A resolution asking grocery chain Kroger Co. to come up with a plan to reduce its plastic packaging nearly passed at the company's annual meeting June 24, with 45 percent of shareholders voting in favor.
Green investment group As You Sow said in a June 29 statement that it urged Kroger, the largest U.S. grocery chain by revenue, to prepare a report by December estimating how much of its plastic packaging is released to the environment from production, disposal and recycling.
The AYS resolution also asked shareholders to require Kroger management to disclose detailed strategies to reduce plastic in packaging.
Similar resolutions at other major companies in recent months resulted in those firms agreeing to sizable cutbacks in the amount of virgin plastic they use. Target Corp. and Keurig Dr Pepper, for example, both announced this year that they have a target of 20 percent reduction in the use of virgin plastic in packaging by 2025, prompting the green shareholder groups to withdraw their resolutions at those companies.
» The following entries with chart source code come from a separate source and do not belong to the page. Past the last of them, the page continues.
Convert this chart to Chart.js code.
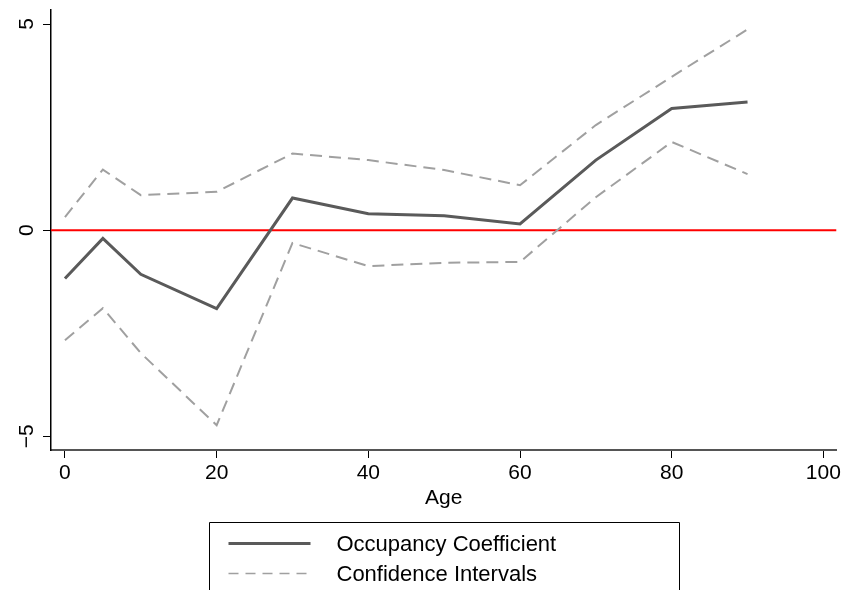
<!DOCTYPE html>
<html><head><meta charset="utf-8">
<script src="https://cdn.jsdelivr.net/npm/chart.js@4/dist/chart.umd.min.js"></script>
<style>html,body{margin:0;padding:0;background:#fff;} canvas{display:block;}</style>
</head><body>
<canvas id="c" width="844" height="590"></canvas>
<script>
const ages = [0, 5, 10, 20, 30, 40, 50, 60, 70, 80, 90];
const coefficient = [-1.17, -0.20, -1.07, -1.90, 0.78, 0.40, 0.35, 0.15, 1.70, 2.95, 3.11];
const upperCI = [0.32, 1.47, 0.85, 0.93, 1.86, 1.70, 1.46, 1.09, 2.55, 3.72, 4.87];
const lowerCI = [-2.67, -1.89, -2.98, -4.73, -0.31, -0.87, -0.79, -0.77, 0.80, 2.14, 1.36];
const xTicks = [0, 20, 40, 60, 80, 100];
const yTicks = [-5, 0, 5];
const seriesNames = ['Occupancy Coefficient', 'Confidence Intervals'];
const xTitle = 'Age';
const refLineValue = 0;

const FONT = '"Liberation Sans", Arial, Helvetica, sans-serif';
const MAIN_COLOR = '#5a5a5a';
const CI_COLOR = '#a0a0a0';
const CI_DASH = [12, 7];

const pts = (ys) => ages.map((a, i) => ({ x: a, y: ys[i] }));

const refLine = {
  id: 'refLine',
  beforeDatasetsDraw(chart) {
    const { ctx, chartArea, scales } = chart;
    const y = scales.y.getPixelForValue(refLineValue);
    ctx.save();
    ctx.strokeStyle = '#ff0000';
    ctx.lineWidth = 2;
    ctx.beginPath();
    ctx.moveTo(chartArea.left, y);
    ctx.lineTo(chartArea.right, y);
    ctx.stroke();
    ctx.restore();
  }
};

const extras = {
  id: 'extras',
  afterDraw(chart) {
    const { ctx, chartArea, scales } = chart;
    ctx.save();
    ctx.fillStyle = '#000';
    ctx.font = '21px ' + FONT;
    // rotated y tick labels
    ctx.textAlign = 'center';
    ctx.textBaseline = 'alphabetic';
    yTicks.forEach(v => {
      const y = scales.y.getPixelForValue(v);
      ctx.save();
      ctx.translate(chartArea.left - 18, y);
      ctx.rotate(-Math.PI / 2);
      ctx.fillText(v < 0 ? '\u2212' + Math.abs(v) : String(v), 0, 0);
      ctx.restore();
    });
    // x title
    const cx = (chartArea.left + chartArea.right) / 2;
    ctx.textAlign = 'center';
    ctx.fillText(xTitle, cx, chartArea.bottom + 54);
    // legend box
    const bw = 470, bx = Math.round(cx - bw / 2) + 0.5, by = chartArea.bottom + 72 + 0.5;
    ctx.strokeStyle = '#000';
    ctx.lineWidth = 1;
    ctx.beginPath();
    ctx.moveTo(bx, chart.height + 5);
    ctx.lineTo(bx, by);
    ctx.lineTo(bx + bw, by);
    ctx.lineTo(bx + bw, chart.height + 5);
    ctx.stroke();
    ctx.font = '22px ' + FONT;
    const rows = [
      { y: by + 21, color: MAIN_COLOR, w: 3, dash: [] },
      { y: by + 51, color: CI_COLOR, w: 1.5, dash: [10, 7] }
    ];
    rows.forEach((r, i) => {
      ctx.save();
      ctx.strokeStyle = r.color;
      ctx.lineWidth = r.w;
      ctx.setLineDash(r.dash);
      ctx.beginPath();
      ctx.moveTo(bx + 19, r.y);
      ctx.lineTo(bx + 101, r.y);
      ctx.stroke();
      ctx.restore();
      ctx.textAlign = 'left';
      ctx.textBaseline = 'middle';
      ctx.fillStyle = '#000';
      ctx.fillText(seriesNames[i], bx + 127, r.y + 1);
    });
    ctx.restore();
  }
};

new Chart(document.getElementById('c'), {
  type: 'line',
  data: {
    datasets: [
      { label: seriesNames[0], data: pts(coefficient), borderColor: MAIN_COLOR, borderWidth: 3, pointRadius: 0, tension: 0, fill: false },
      { label: seriesNames[1], data: pts(upperCI), borderColor: CI_COLOR, borderWidth: 2, borderDash: CI_DASH, pointRadius: 0, tension: 0, fill: false },
      { label: seriesNames[1] + ' (lower)', data: pts(lowerCI), borderColor: CI_COLOR, borderWidth: 2, borderDash: CI_DASH, pointRadius: 0, tension: 0, fill: false }
    ]
  },
  options: {
    responsive: false,
    animation: false,
    devicePixelRatio: 1,
    layout: { padding: { left: 0, top: 10, right: 6, bottom: 0 } },
    plugins: { legend: { display: false }, tooltip: { enabled: false } },
    scales: {
      x: {
        type: 'linear',
        min: -1.84, max: 101.7,
        afterBuildTicks: s => { s.ticks = xTicks.map(v => ({ value: v })); },
        afterFit: s => { s.height = 140; },
        grid: { drawOnChartArea: false, drawTicks: true, tickLength: 8, color: '#000', lineWidth: 1 },
        border: { display: true, color: '#555', width: 2 },
        ticks: { color: '#000', font: { family: FONT, size: 21 }, padding: 3, maxRotation: 0, autoSkip: false }
      },
      y: {
        type: 'linear',
        min: -5.33, max: 5.34,
        afterBuildTicks: s => { s.ticks = yTicks.map(v => ({ value: v })); },
        afterFit: s => { s.width = 51; },
        grid: { drawOnChartArea: false, drawTicks: true, tickLength: 8, color: '#000', lineWidth: 1 },
        border: { display: true, color: '#000', width: 1.5 },
        ticks: { display: false }
      }
    }
  },
  plugins: [refLine, extras]
});
</script>
</body></html>
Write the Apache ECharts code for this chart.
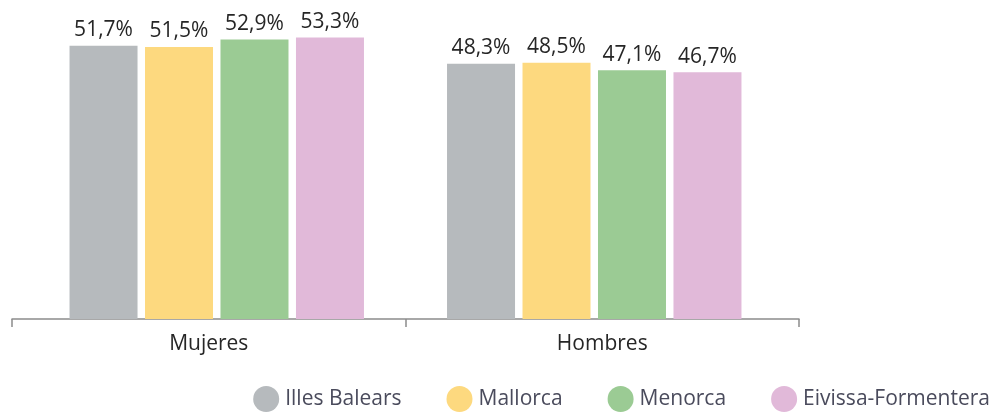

But Kroger instead urged shareholders to vote against resolutions brought by AYS and its partners. Amazon also fought against a plastics shareholder resolution at its annual meeting in late May.
In comments with its annual report, Cincinnati-based Kroger defended its record on packaging pollution, saying it had cut its use of plastic resin by more than 15 million pounds, surpassing a goal of 10 million pounds it set in 2015. It also said it was the first major U.S. grocery retailer to announce it was eliminating plastic bags in its stores, by 2025.
Kroger also joined the Beyond the Bag Initiative with other companies to find plastic bag alternatives, and is part of the Polypropylene Recycling Coalition to try to improve recycling for that resin.
It also said it added 25 percent post-consumer plastic content in some of its water bottles, honey containers and hair care products, and switched some poultry packaging trays from expanded polystyrene to PET, describing EPS as "a material with few recycling end markets and of concern to many customers."
As You Sow said the vote shows solid support among investors for reducing environmental pollution from plastics.
"The results at Kroger demonstrate yet another strong show of support by investors this year challenging companies to elevate the issue of single use plastic pollution and develop credible solutions to the global plastic pollution crisis now," said Conrad MacKerron, AYS senior vice president.
"Kroger has not taken basic corporate accountability actions such as disclosing the amount of plastic it uses, or made recent commitments to cut plastic use as competing retailers like Target and Walmart have done," he said. "It should act swiftly to disclose plastic usage and devise a plan to significantly reduce its reliance on single-use plastics."